Pilate, assuming all of his legal authority as Caesar’s representative in control of Judea says, “Listen Jesus, you should perhaps speak in your own defense. Do you not know that I have authority to condemn you to the most painful, shameful capital punishment (crucifixion) in the history of the world?”
Jesus’ response: You would have no authority over me at all unless it had been given you from above.
Um, excuse me? Do you not know that you are on trial for your life, Jesus? Do you not understand that Pilate thinks you are innocent and yet is still considering having you crucified? Say something in your defense!!
Instead of what we expect, what we find Jesus doing is acting as if he is the one in authority between the two men. The scene is surreal! Jesus is beaten and bloody, rivulets of blood are running down his face and dripping onto his clothes. He is no doubt bound as he stands before Pilate. Shortly he will [we know] be led away to be crucified at the order of the very man who stands in front of him, and…
Jesus explains to Pilate from where Pilate receives his authority. It is given to Pilate, not from Caesar, but from above. [As an interesting side note, these are the very words that Jesus spoke to Nicodemus when he told him “You must be born again/from above.”] It’s as if Jesus thinks that he is the one in authority here and he calmly points out the fallacy in Pilate’s statement! Inconceivable.
As the reader of John’s gospel knows, this is exactly what is going on. Jesus is the one in authority here.
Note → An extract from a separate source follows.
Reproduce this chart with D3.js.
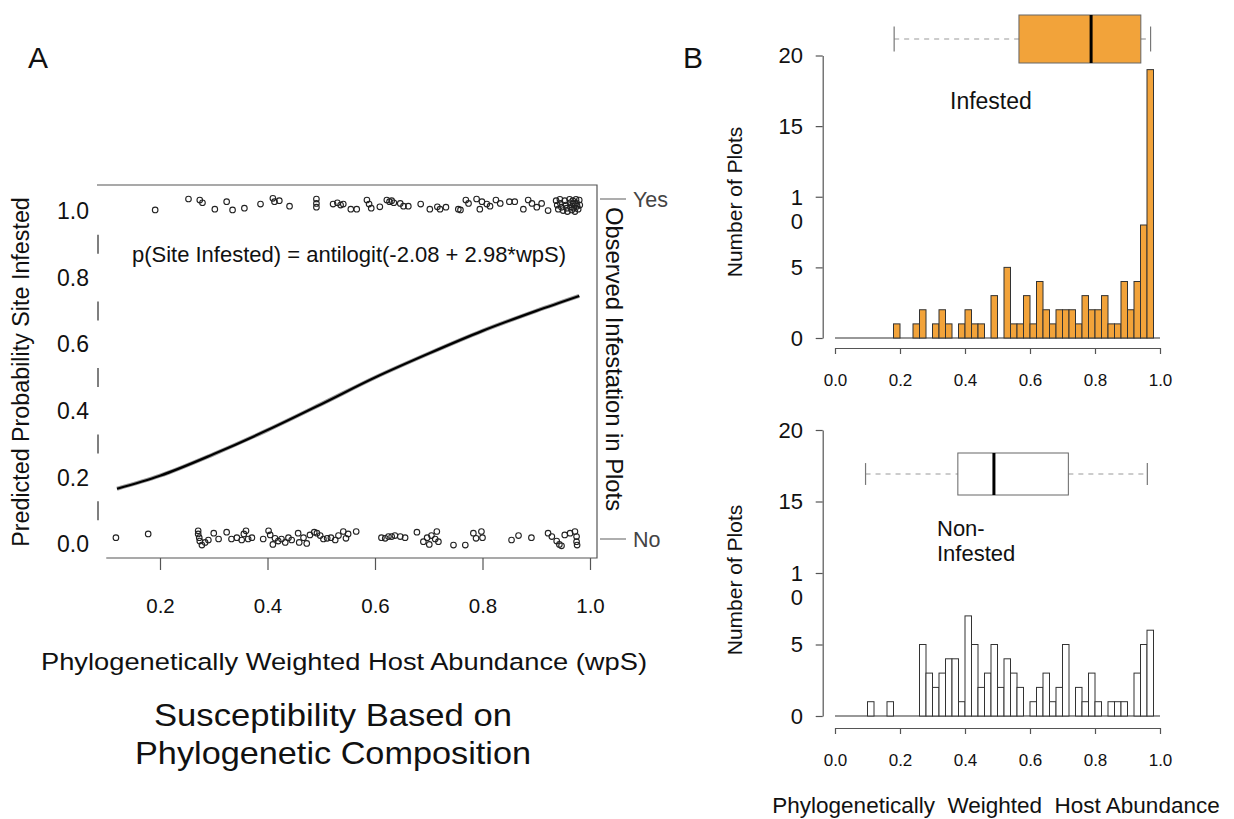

He is going to the cross willingly because he knows that he came to earth for that very thing and Pilate is merely an actor in this great story who must play his part, and the part that he is playing has been given to him by God himself.
The punished has become the judge and the judge has become the defendant. It is an astounding reversal, one that Pilate does not recognize and probably will never recognize, until he dies and faces this very man.